#### What to work on:
Output the material below unchanged, apart from leaving out the pictures.
* * * * * * * * *
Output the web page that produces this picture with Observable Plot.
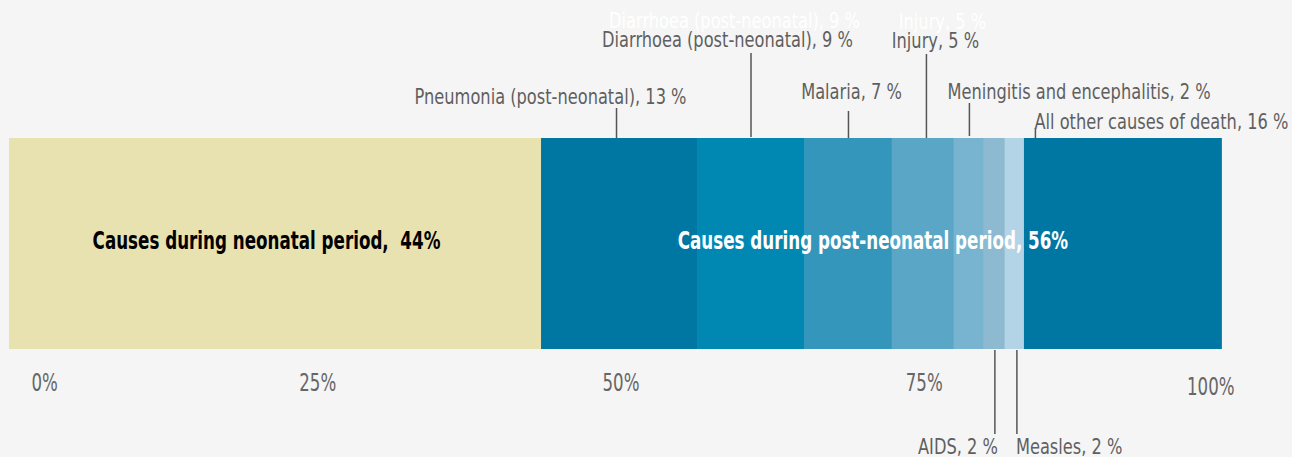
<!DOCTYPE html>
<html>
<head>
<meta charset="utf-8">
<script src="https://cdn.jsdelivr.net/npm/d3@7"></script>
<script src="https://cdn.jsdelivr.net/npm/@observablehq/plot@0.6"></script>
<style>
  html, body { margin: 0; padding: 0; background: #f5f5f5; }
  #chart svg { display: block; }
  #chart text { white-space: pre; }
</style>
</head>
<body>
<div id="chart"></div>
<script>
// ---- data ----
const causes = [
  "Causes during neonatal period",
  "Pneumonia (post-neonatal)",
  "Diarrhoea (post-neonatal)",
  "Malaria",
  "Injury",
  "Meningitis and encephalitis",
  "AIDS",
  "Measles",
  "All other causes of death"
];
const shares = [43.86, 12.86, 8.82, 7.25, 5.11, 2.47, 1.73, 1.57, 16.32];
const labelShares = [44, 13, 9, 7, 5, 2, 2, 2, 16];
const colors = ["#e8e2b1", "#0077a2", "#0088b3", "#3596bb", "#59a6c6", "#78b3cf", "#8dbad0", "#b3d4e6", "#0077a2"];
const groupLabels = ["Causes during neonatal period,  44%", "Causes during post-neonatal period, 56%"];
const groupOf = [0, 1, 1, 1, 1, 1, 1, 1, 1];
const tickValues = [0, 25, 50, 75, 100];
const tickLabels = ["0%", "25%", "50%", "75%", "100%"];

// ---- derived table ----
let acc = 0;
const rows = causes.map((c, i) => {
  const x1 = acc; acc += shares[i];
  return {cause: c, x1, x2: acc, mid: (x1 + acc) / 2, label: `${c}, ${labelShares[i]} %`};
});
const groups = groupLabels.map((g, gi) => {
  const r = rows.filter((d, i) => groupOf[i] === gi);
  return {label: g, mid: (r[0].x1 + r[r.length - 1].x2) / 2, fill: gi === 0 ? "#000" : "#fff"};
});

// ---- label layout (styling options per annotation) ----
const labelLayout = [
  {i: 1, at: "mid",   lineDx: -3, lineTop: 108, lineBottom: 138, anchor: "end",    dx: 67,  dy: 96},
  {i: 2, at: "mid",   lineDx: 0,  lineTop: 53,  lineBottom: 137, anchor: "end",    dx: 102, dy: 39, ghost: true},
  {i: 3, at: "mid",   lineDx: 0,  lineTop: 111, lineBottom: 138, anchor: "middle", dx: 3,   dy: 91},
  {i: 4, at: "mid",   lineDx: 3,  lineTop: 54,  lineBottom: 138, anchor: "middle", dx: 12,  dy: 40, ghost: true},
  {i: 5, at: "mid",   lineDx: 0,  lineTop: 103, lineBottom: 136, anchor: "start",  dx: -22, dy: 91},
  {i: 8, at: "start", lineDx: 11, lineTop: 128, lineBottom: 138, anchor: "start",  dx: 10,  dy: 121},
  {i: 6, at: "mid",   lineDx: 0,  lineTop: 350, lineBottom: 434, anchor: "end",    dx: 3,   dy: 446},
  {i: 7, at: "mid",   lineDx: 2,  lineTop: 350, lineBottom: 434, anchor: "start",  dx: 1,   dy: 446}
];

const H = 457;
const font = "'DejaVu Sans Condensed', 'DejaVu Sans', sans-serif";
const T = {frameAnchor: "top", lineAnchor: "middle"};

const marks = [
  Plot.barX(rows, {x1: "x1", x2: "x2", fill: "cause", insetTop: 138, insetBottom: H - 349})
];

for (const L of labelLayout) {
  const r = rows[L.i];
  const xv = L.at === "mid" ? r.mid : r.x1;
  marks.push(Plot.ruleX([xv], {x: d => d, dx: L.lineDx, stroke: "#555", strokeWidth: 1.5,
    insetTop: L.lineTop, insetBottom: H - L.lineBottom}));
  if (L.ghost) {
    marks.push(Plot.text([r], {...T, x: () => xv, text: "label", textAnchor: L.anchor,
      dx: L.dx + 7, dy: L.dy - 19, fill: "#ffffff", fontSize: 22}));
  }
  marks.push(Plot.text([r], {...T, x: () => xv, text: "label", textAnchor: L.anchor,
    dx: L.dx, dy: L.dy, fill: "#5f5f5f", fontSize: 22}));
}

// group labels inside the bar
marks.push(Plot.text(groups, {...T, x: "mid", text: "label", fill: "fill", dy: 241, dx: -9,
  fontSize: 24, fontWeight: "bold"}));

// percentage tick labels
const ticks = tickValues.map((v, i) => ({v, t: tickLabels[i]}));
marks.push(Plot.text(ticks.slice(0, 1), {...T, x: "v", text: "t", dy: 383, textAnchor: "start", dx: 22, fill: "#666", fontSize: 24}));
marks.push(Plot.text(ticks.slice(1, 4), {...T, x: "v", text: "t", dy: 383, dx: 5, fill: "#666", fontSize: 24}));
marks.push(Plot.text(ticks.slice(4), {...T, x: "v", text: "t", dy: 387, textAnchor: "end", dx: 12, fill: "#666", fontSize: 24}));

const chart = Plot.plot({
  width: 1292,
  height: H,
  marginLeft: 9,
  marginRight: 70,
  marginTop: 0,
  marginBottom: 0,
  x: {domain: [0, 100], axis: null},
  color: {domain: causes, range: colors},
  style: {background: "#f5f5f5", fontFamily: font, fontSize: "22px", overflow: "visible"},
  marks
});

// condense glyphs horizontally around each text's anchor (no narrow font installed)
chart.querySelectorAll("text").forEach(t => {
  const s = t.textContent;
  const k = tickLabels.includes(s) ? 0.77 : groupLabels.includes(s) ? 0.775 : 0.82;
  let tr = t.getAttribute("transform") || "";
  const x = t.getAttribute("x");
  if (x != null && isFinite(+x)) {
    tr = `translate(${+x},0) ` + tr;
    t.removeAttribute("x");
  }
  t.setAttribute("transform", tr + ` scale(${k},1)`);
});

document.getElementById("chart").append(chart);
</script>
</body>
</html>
* * * * * * * * *
#### Solution to this exercise:
Output the web page that produces this picture with Observable Plot.
<!DOCTYPE html>
<html>
<head>
<meta charset="utf-8">
<script src="https://cdn.jsdelivr.net/npm/d3@7"></script>
<script src="https://cdn.jsdelivr.net/npm/@observablehq/plot@0.6"></script>
<style>
  html, body { margin: 0; padding: 0; background: #f5f5f5; }
  #chart svg { display: block; }
  #chart text { white-space: pre; }
</style>
</head>
<body>
<div id="chart"></div>
<script>
// ---- data ----
const causes = [
  "Causes during neonatal period",
  "Pneumonia (post-neonatal)",
  "Diarrhoea (post-neonatal)",
  "Malaria",
  "Injury",
  "Meningitis and encephalitis",
  "AIDS",
  "Measles",
  "All other causes of death"
];
const shares = [43.86, 12.86, 8.82, 7.25, 5.11, 2.47, 1.73, 1.57, 16.32];
const labelShares = [44, 13, 9, 7, 5, 2, 2, 2, 16];
const colors = ["#e8e2b1", "#0077a2", "#0088b3", "#3596bb", "#59a6c6", "#78b3cf", "#8dbad0", "#b3d4e6", "#0077a2"];
const groupLabels = ["Causes during neonatal period,  44%", "Causes during post-neonatal period, 56%"];
const groupOf = [0, 1, 1, 1, 1, 1, 1, 1, 1];
const tickValues = [0, 25, 50, 75, 100];
const tickLabels = ["0%", "25%", "50%", "75%", "100%"];

// ---- derived table ----
let acc = 0;
const rows = causes.map((c, i) => {
  const x1 = acc; acc += shares[i];
  return {cause: c, x1, x2: acc, mid: (x1 + acc) / 2, label: `${c}, ${labelShares[i]} %`};
});
const groups = groupLabels.map((g, gi) => {
  const r = rows.filter((d, i) => groupOf[i] === gi);
  return {label: g, mid: (r[0].x1 + r[r.length - 1].x2) / 2, fill: gi === 0 ? "#000" : "#fff"};
});

// ---- label layout (styling options per annotation) ----
const labelLayout = [
  {i: 1, at: "mid",   lineDx: -3, lineTop: 108, lineBottom: 138, anchor: "end",    dx: 67,  dy: 96},
  {i: 2, at: "mid",   lineDx: 0,  lineTop: 53,  lineBottom: 137, anchor: "end",    dx: 102, dy: 39, ghost: true},
  {i: 3, at: "mid",   lineDx: 0,  lineTop: 111, lineBottom: 138, anchor: "middle", dx: 3,   dy: 91},
  {i: 4, at: "mid",   lineDx: 3,  lineTop: 54,  lineBottom: 138, anchor: "middle", dx: 12,  dy: 40, ghost: true},
  {i: 5, at: "mid",   lineDx: 0,  lineTop: 103, lineBottom: 136, anchor: "start",  dx: -22, dy: 91},
  {i: 8, at: "start", lineDx: 11, lineTop: 128, lineBottom: 138, anchor: "start",  dx: 10,  dy: 121},
  {i: 6, at: "mid",   lineDx: 0,  lineTop: 350, lineBottom: 434, anchor: "end",    dx: 3,   dy: 446},
  {i: 7, at: "mid",   lineDx: 2,  lineTop: 350, lineBottom: 434, anchor: "start",  dx: 1,   dy: 446}
];

const H = 457;
const font = "'DejaVu Sans Condensed', 'DejaVu Sans', sans-serif";
const T = {frameAnchor: "top", lineAnchor: "middle"};

const marks = [
  Plot.barX(rows, {x1: "x1", x2: "x2", fill: "cause", insetTop: 138, insetBottom: H - 349})
];

for (const L of labelLayout) {
  const r = rows[L.i];
  const xv = L.at === "mid" ? r.mid : r.x1;
  marks.push(Plot.ruleX([xv], {x: d => d, dx: L.lineDx, stroke: "#555", strokeWidth: 1.5,
    insetTop: L.lineTop, insetBottom: H - L.lineBottom}));
  if (L.ghost) {
    marks.push(Plot.text([r], {...T, x: () => xv, text: "label", textAnchor: L.anchor,
      dx: L.dx + 7, dy: L.dy - 19, fill: "#ffffff", fontSize: 22}));
  }
  marks.push(Plot.text([r], {...T, x: () => xv, text: "label", textAnchor: L.anchor,
    dx: L.dx, dy: L.dy, fill: "#5f5f5f", fontSize: 22}));
}

// group labels inside the bar
marks.push(Plot.text(groups, {...T, x: "mid", text: "label", fill: "fill", dy: 241, dx: -9,
  fontSize: 24, fontWeight: "bold"}));

// percentage tick labels
const ticks = tickValues.map((v, i) => ({v, t: tickLabels[i]}));
marks.push(Plot.text(ticks.slice(0, 1), {...T, x: "v", text: "t", dy: 383, textAnchor: "start", dx: 22, fill: "#666", fontSize: 24}));
marks.push(Plot.text(ticks.slice(1, 4), {...T, x: "v", text: "t", dy: 383, dx: 5, fill: "#666", fontSize: 24}));
marks.push(Plot.text(ticks.slice(4), {...T, x: "v", text: "t", dy: 387, textAnchor: "end", dx: 12, fill: "#666", fontSize: 24}));

const chart = Plot.plot({
  width: 1292,
  height: H,
  marginLeft: 9,
  marginRight: 70,
  marginTop: 0,
  marginBottom: 0,
  x: {domain: [0, 100], axis: null},
  color: {domain: causes, range: colors},
  style: {background: "#f5f5f5", fontFamily: font, fontSize: "22px", overflow: "visible"},
  marks
});

// condense glyphs horizontally around each text's anchor (no narrow font installed)
chart.querySelectorAll("text").forEach(t => {
  const s = t.textContent;
  const k = tickLabels.includes(s) ? 0.77 : groupLabels.includes(s) ? 0.775 : 0.82;
  let tr = t.getAttribute("transform") || "";
  const x = t.getAttribute("x");
  if (x != null && isFinite(+x)) {
    tr = `translate(${+x},0) ` + tr;
    t.removeAttribute("x");
  }
  t.setAttribute("transform", tr + ` scale(${k},1)`);
});

document.getElementById("chart").append(chart);
</script>
</body>
</html>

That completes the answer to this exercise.